To do:
Omit all pictures, then retype the data exactly as given.

Source material:
# # #
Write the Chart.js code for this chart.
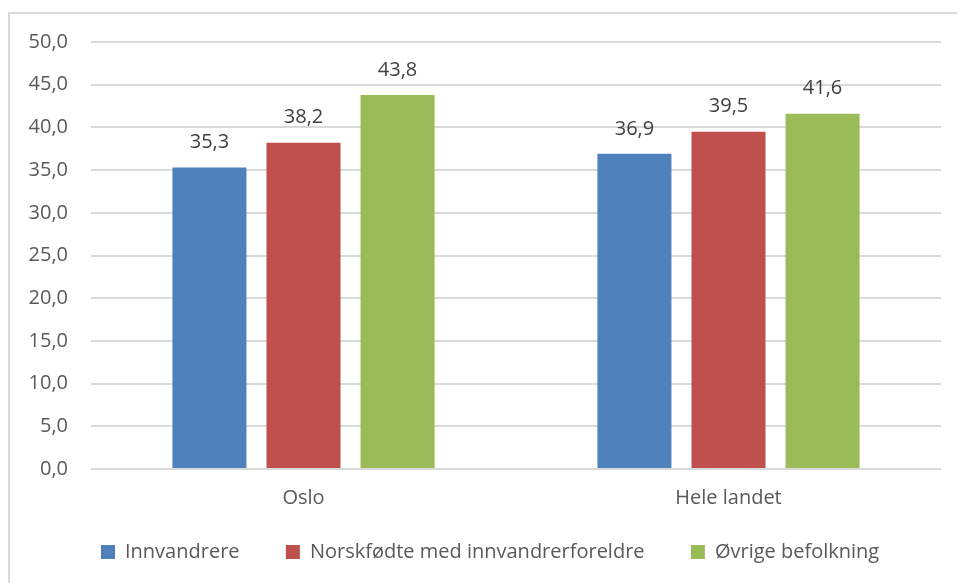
<!DOCTYPE html>
<html>
<head>
<meta charset="utf-8">
<script src="https://cdn.jsdelivr.net/npm/chart.js@4"></script>
<style>
  body { margin: 0; background: #fff; }
  #wrap { position: relative; width: 957px; height: 583px; overflow: hidden; }
  #frame { position: absolute; left: 8px; top: 12px; width: 1000px; height: 700px;
           border-left: 2px solid #d9d9d9; border-top: 2px solid #d9d9d9; }
  #chart { position: absolute; left: 0; top: 0; }
</style>
</head>
<body>
<div id="wrap">
  <div id="frame"></div>
  <canvas id="chart" width="957" height="583"></canvas>
</div>
<script>
const categories = ['Oslo', 'Hele landet'];
const innvandrere = [35.3, 36.9];
const norskfodte = [38.2, 39.5];
const ovrige = [43.8, 41.6];
const seriesNames = ['Innvandrere', 'Norskfødte med innvandrerforeldre', 'Øvrige befolkning'];
const yTicks = [0, 5, 10, 15, 20, 25, 30, 35, 40, 45, 50];

const txt = '#595959';
const font = "'Open Sans', sans-serif";
const fmt = v => v.toFixed(1).replace('.', ',');

// verdier over søylene
const valueLabels = {
  id: 'valueLabels',
  afterDatasetsDraw(chart) {
    const c = chart.ctx;
    c.save();
    c.font = '20px ' + font;
    c.fillStyle = '#404040';
    c.textAlign = 'center';
    c.textBaseline = 'middle';
    chart.data.datasets.forEach((ds, i) => {
      chart.getDatasetMeta(i).data.forEach((bar, j) => {
        c.fillText(fmt(ds.data[j]), bar.x, bar.y - 25);
      });
    });
    c.restore();
  }
};

const ctx = document.getElementById('chart').getContext('2d');
new Chart(ctx, {
  type: 'bar',
  data: {
    labels: categories,
    datasets: [
      { label: seriesNames[0], data: innvandrere, backgroundColor: '#4F81BD' },
      { label: seriesNames[1], data: norskfodte, backgroundColor: '#C0504D' },
      { label: seriesNames[2], data: ovrige, backgroundColor: '#9BBB59' }
    ]
  },
  options: {
    responsive: false,
    animation: false,
    datasets: { bar: { barPercentage: 0.787, categoryPercentage: 0.664 } },
    layout: { padding: { top: 42, right: 16, bottom: 11, left: 0 } },
    scales: {
      x: {
        grid: { display: false },
        border: { display: false },
        ticks: { color: txt, font: { family: font, size: 20 }, padding: 9 },
        afterFit: s => { s.height = 63; }
      },
      y: {
        min: 0,
        max: 50,
        afterBuildTicks: s => { s.ticks = yTicks.map(v => ({ value: v })); },
        grid: { color: '#d9d9d9', lineWidth: 2, drawTicks: false },
        border: { display: false },
        ticks: { color: txt, font: { family: font, size: 20 }, padding: 23, callback: v => fmt(v) },
        afterFit: s => { s.width = 91; }
      }
    },
    plugins: {
      legend: {
        position: 'bottom',
        fullSize: false,
        align: 'start',
        labels: {
          color: txt,
          font: { family: font, size: 20 },
          usePointStyle: true,
          pointStyle: 'rect',
          boxWidth: 14,
          boxHeight: 14,
          padding: 10,
          // litt ekstra luft mellom forklaringene
          generateLabels: chart => Chart.defaults.plugins.legend.labels.generateLabels(chart)
            .map((l, i) => ({ ...l, text: i < 2 ? l.text + '\u00a0'.repeat(7) : l.text }))
        }
      },
      tooltip: { enabled: false }
    }
  },
  plugins: [valueLabels]
});
</script>
</body>
</html>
# # #
The response:
Write the Chart.js code for this chart.
<!DOCTYPE html>
<html>
<head>
<meta charset="utf-8">
<script src="https://cdn.jsdelivr.net/npm/chart.js@4"></script>
<style>
  body { margin: 0; background: #fff; }
  #wrap { position: relative; width: 957px; height: 583px; overflow: hidden; }
  #frame { position: absolute; left: 8px; top: 12px; width: 1000px; height: 700px;
           border-left: 2px solid #d9d9d9; border-top: 2px solid #d9d9d9; }
  #chart { position: absolute; left: 0; top: 0; }
</style>
</head>
<body>
<div id="wrap">
  <div id="frame"></div>
  <canvas id="chart" width="957" height="583"></canvas>
</div>
<script>
const categories = ['Oslo', 'Hele landet'];
const innvandrere = [35.3, 36.9];
const norskfodte = [38.2, 39.5];
const ovrige = [43.8, 41.6];
const seriesNames = ['Innvandrere', 'Norskfødte med innvandrerforeldre', 'Øvrige befolkning'];
const yTicks = [0, 5, 10, 15, 20, 25, 30, 35, 40, 45, 50];

const txt = '#595959';
const font = "'Open Sans', sans-serif";
const fmt = v => v.toFixed(1).replace('.', ',');

// verdier over søylene
const valueLabels = {
  id: 'valueLabels',
  afterDatasetsDraw(chart) {
    const c = chart.ctx;
    c.save();
    c.font = '20px ' + font;
    c.fillStyle = '#404040';
    c.textAlign = 'center';
    c.textBaseline = 'middle';
    chart.data.datasets.forEach((ds, i) => {
      chart.getDatasetMeta(i).data.forEach((bar, j) => {
        c.fillText(fmt(ds.data[j]), bar.x, bar.y - 25);
      });
    });
    c.restore();
  }
};

const ctx = document.getElementById('chart').getContext('2d');
new Chart(ctx, {
  type: 'bar',
  data: {
    labels: categories,
    datasets: [
      { label: seriesNames[0], data: innvandrere, backgroundColor: '#4F81BD' },
      { label: seriesNames[1], data: norskfodte, backgroundColor: '#C0504D' },
      { label: seriesNames[2], data: ovrige, backgroundColor: '#9BBB59' }
    ]
  },
  options: {
    responsive: false,
    animation: false,
    datasets: { bar: { barPercentage: 0.787, categoryPercentage: 0.664 } },
    layout: { padding: { top: 42, right: 16, bottom: 11, left: 0 } },
    scales: {
      x: {
        grid: { display: false },
        border: { display: false },
        ticks: { color: txt, font: { family: font, size: 20 }, padding: 9 },
        afterFit: s => { s.height = 63; }
      },
      y: {
        min: 0,
        max: 50,
        afterBuildTicks: s => { s.ticks = yTicks.map(v => ({ value: v })); },
        grid: { color: '#d9d9d9', lineWidth: 2, drawTicks: false },
        border: { display: false },
        ticks: { color: txt, font: { family: font, size: 20 }, padding: 23, callback: v => fmt(v) },
        afterFit: s => { s.width = 91; }
      }
    },
    plugins: {
      legend: {
        position: 'bottom',
        fullSize: false,
        align: 'start',
        labels: {
          color: txt,
          font: { family: font, size: 20 },
          usePointStyle: true,
          pointStyle: 'rect',
          boxWidth: 14,
          boxHeight: 14,
          padding: 10,
          // litt ekstra luft mellom forklaringene
          generateLabels: chart => Chart.defaults.plugins.legend.labels.generateLabels(chart)
            .map((l, i) => ({ ...l, text: i < 2 ? l.text + '\u00a0'.repeat(7) : l.text }))
        }
      },
      tooltip: { enabled: false }
    }
  },
  plugins: [valueLabels]
});
</script>
</body>
</html>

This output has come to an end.